# Wie gut/schlecht sind die aktuellen Hardtail Rahmen



## Strider (3. Mai 2010)

Hallo,

habe mich hier schon ein bisschen durchgelesen und verstanden, dass die neuen Rahmen nicht mit den alten zu vergleichen sind und eher Taiwan Massenware sind.

Jetzt ist die Frage ob schon jemand einigermaßen zuverlässig weiß wie gute oder schlechte Massenware das ist. Sind die qualitativ mit z.B. einem Cube (Reaction/Ltd) oder Canyon (Grand Canyon/Yellowstone) Rahmen zu vergleichen.

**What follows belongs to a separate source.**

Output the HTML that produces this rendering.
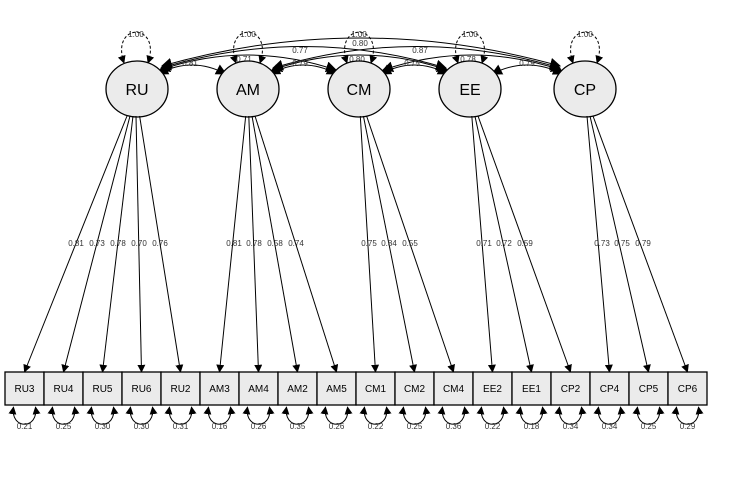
<!DOCTYPE html>
<html><head><style>
body{margin:0;background:#fff}
svg{display:block;font-family:"Liberation Sans",sans-serif}
.l{stroke:#000;stroke-width:1;fill:none}
.t{font-size:8px;fill:#333;text-anchor:middle}
.n{font-size:16px;text-anchor:middle;fill:#000}
.b{font-size:10px;text-anchor:middle;fill:#000}
</style></head><body>
<svg width="729" height="501" viewBox="0 0 729 501">
<defs>
<marker id="a" viewBox="0 0 10 10" refX="9" refY="5" markerWidth="8" markerHeight="8" markerUnits="userSpaceOnUse" orient="auto-start-reverse"><path d="M0 0L10 5L0 10z" fill="#000"/></marker>
<marker id="c" viewBox="0 0 10 10" refX="9" refY="5" markerWidth="11" markerHeight="11" markerUnits="userSpaceOnUse" orient="auto-start-reverse"><path d="M0 0L10 5L0 10z" fill="#000"/></marker>
</defs>
<rect width="729" height="501" fill="#fff"/>
<g class="l" stroke-dasharray="3,2" marker-start="url(#a)" marker-end="url(#a)">
<path d="M124 63C110 22 162 22 148 63"/>
<path d="M236 63C222 22 274 22 260 63"/>
<path d="M347 63C333 22 385 22 371 63"/>
<path d="M458 63C444 22 496 22 482 63"/>
<path d="M573 63C559 22 611 22 597 63"/>
</g>
<g class="t"><text x="136" y="37">1.00</text><text x="248" y="37">1.00</text><text x="359" y="37">1.00</text><text x="470" y="37">1.00</text><text x="585" y="37">1.00</text></g>
<g class="l" marker-start="url(#c)" marker-end="url(#c)">
<path d="M158 74Q192 56 226 74"/>
<path d="M270 74Q303 56 337 74"/>
<path d="M381 74Q414 56 448 74"/>
<path d="M492 74Q527 56 563 74"/>
<path d="M160 70Q247 40 336 70"/>
<path d="M272 70Q359 40 447 70"/>
<path d="M383 70Q472 40 561 70"/>
<path d="M161 68Q303 25 446 68"/>
<path d="M273 68Q416 25 560 68"/>
<path d="M162 66Q360 10 560 66"/>
</g>
<g class="t">
<text x="190" y="66">0.81</text><text x="244" y="62">0.71</text><text x="300" y="66">0.79</text><text x="357" y="62">0.80</text><text x="412" y="66">0.75</text><text x="468" y="62">0.78</text><text x="527" y="66">0.79</text>
<text x="300" y="53">0.77</text><text x="360" y="46">0.80</text><text x="420" y="53">0.87</text>
</g>
<g fill="#ebebeb" stroke="#000" stroke-width="1.3">
<ellipse cx="137" cy="89" rx="31" ry="28"/><ellipse cx="248" cy="89" rx="31" ry="28"/><ellipse cx="359" cy="89" rx="31" ry="28"/><ellipse cx="470" cy="89" rx="31" ry="28"/><ellipse cx="585" cy="89" rx="31" ry="28"/>
</g>
<g class="n"><text x="137" y="95">RU</text><text x="248" y="95">AM</text><text x="359" y="95">CM</text><text x="470" y="95">EE</text><text x="585" y="95">CP</text></g>
<g class="l" marker-end="url(#a)">
<path d="M127 116L24.5 372"/><path d="M130 116L63.5 372"/><path d="M133 116L102.5 372"/><path d="M136 116L141.5 372"/><path d="M139.6 116L180.5 372"/>
<path d="M245.7 116L219.5 372"/><path d="M248.8 116L258.5 372"/><path d="M252 116L297.5 372"/><path d="M255 116L336.5 372"/>
<path d="M360.3 116L375.5 372"/><path d="M363.4 116L414.5 372"/><path d="M366.6 116L453.5 372"/>
<path d="M471.8 116L492.5 372"/><path d="M474.9 116L531.5 372"/><path d="M478 116L570.5 372"/>
<path d="M587 116L609.5 372"/><path d="M590 116L648.5 372"/><path d="M593 116L687.5 372"/>
</g>
<g class="t">
<text x="76" y="246">0.81</text><text x="97" y="246">0.73</text><text x="118" y="246">0.78</text><text x="139" y="246">0.70</text><text x="160" y="246">0.76</text>
<text x="234" y="246">0.81</text><text x="254" y="246">0.78</text><text x="275" y="246">0.58</text><text x="296" y="246">0.74</text>
<text x="369" y="246">0.75</text><text x="389" y="246">0.84</text><text x="410" y="246">0.55</text>
<text x="484" y="246">0.71</text><text x="504" y="246">0.72</text><text x="525" y="246">0.59</text>
<text x="602" y="246">0.73</text><text x="622" y="246">0.75</text><text x="643" y="246">0.79</text>
</g>
<g fill="#ebebeb" stroke="#000" stroke-width="1.3">
<rect x="5" y="372" width="39" height="33"/><rect x="44" y="372" width="39" height="33"/><rect x="83" y="372" width="39" height="33"/><rect x="122" y="372" width="39" height="33"/><rect x="161" y="372" width="39" height="33"/><rect x="200" y="372" width="39" height="33"/><rect x="239" y="372" width="39" height="33"/><rect x="278" y="372" width="39" height="33"/><rect x="317" y="372" width="39" height="33"/><rect x="356" y="372" width="39" height="33"/><rect x="395" y="372" width="39" height="33"/><rect x="434" y="372" width="39" height="33"/><rect x="473" y="372" width="39" height="33"/><rect x="512" y="372" width="39" height="33"/><rect x="551" y="372" width="39" height="33"/><rect x="590" y="372" width="39" height="33"/><rect x="629" y="372" width="39" height="33"/><rect x="668" y="372" width="39" height="33"/>
</g>
<g class="b">
<text x="24.5" y="392">RU3</text><text x="63.5" y="392">RU4</text><text x="102.5" y="392">RU5</text><text x="141.5" y="392">RU6</text><text x="180.5" y="392">RU2</text><text x="219.5" y="392">AM3</text><text x="258.5" y="392">AM4</text><text x="297.5" y="392">AM2</text><text x="336.5" y="392">AM5</text><text x="375.5" y="392">CM1</text><text x="414.5" y="392">CM2</text><text x="453.5" y="392">CM4</text><text x="492.5" y="392">EE2</text><text x="531.5" y="392">EE1</text><text x="570.5" y="392">CP2</text><text x="609.5" y="392">CP4</text><text x="648.5" y="392">CP5</text><text x="687.5" y="392">CP6</text>
</g>
<g class="l" marker-start="url(#a)" marker-end="url(#a)">
<path d="M13.5 407C10 430 39 430 35.5 407"/><path d="M52.5 407C49 430 78 430 74.5 407"/><path d="M91.5 407C88 430 117 430 113.5 407"/><path d="M130.5 407C127 430 156 430 152.5 407"/><path d="M169.5 407C166 430 195 430 191.5 407"/><path d="M208.5 407C205 430 234 430 230.5 407"/><path d="M247.5 407C244 430 273 430 269.5 407"/><path d="M286.5 407C283 430 312 430 308.5 407"/><path d="M325.5 407C322 430 351 430 347.5 407"/><path d="M364.5 407C361 430 390 430 386.5 407"/><path d="M403.5 407C400 430 429 430 425.5 407"/><path d="M442.5 407C439 430 468 430 464.5 407"/><path d="M481.5 407C478 430 507 430 503.5 407"/><path d="M520.5 407C517 430 546 430 542.5 407"/><path d="M559.5 407C556 430 585 430 581.5 407"/><path d="M598.5 407C595 430 624 430 620.5 407"/><path d="M637.5 407C634 430 663 430 659.5 407"/><path d="M676.5 407C673 430 702 430 698.5 407"/>
</g>
<g class="t">
<text x="24.5" y="429">0.21</text><text x="63.5" y="429">0.25</text><text x="102.5" y="429">0.30</text><text x="141.5" y="429">0.30</text><text x="180.5" y="429">0.31</text><text x="219.5" y="429">0.16</text><text x="258.5" y="429">0.26</text><text x="297.5" y="429">0.35</text><text x="336.5" y="429">0.26</text><text x="375.5" y="429">0.22</text><text x="414.5" y="429">0.25</text><text x="453.5" y="429">0.36</text><text x="492.5" y="429">0.22</text><text x="531.5" y="429">0.18</text><text x="570.5" y="429">0.34</text><text x="609.5" y="429">0.34</text><text x="648.5" y="429">0.25</text><text x="687.5" y="429">0.29</text>
</g>
</svg>
</body></html>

Auf Ebay gibt es die Berkwerk Mercury LDT Rahmen für 300 Euro und das Design ist ja schon nicht schlecht...


----------



## chris84 (4. Mai 2010)

ist doch wurscht egal ob da jetzt Bergwerk, Müsing, Quantec, Poison, Cube, Canyon oder sonst was drauf steht... kauf was dir gefällt und preislich/gewichtstechnisch attraktiv ist, halten tun die alle... Einzig relevant ist vielleicht noch das Verhältnis Gewicht/Beulenanfälligkeit.


----------



## MTB-News.de




----------



## Team_Montana (25. Mai 2010)

Ich habe die gleiche Frage wie Strider, kennt sich jemand mit den neuen Rahmen aus??? Habe viel über Rahmenbrüche gelesen. Kann das jemand bestätigen???


----------



## [email protected] (1. Juni 2010)

SCHLECHTER werden die Taiwan-Rahmen nicht geworden sein. 

Jedenfalls wird:
--> der Klarlack nicht verronnen sein
--> das Tretlagergewinde wird ordentlich geschnitten und sofort verwendbar sein
--> das Steuerrohr wird parallel gefräst sein

Alles das war bei unseren vier neuen Rahmen "Mercury SL" seinerzeit nicht der Fall. 

.


----------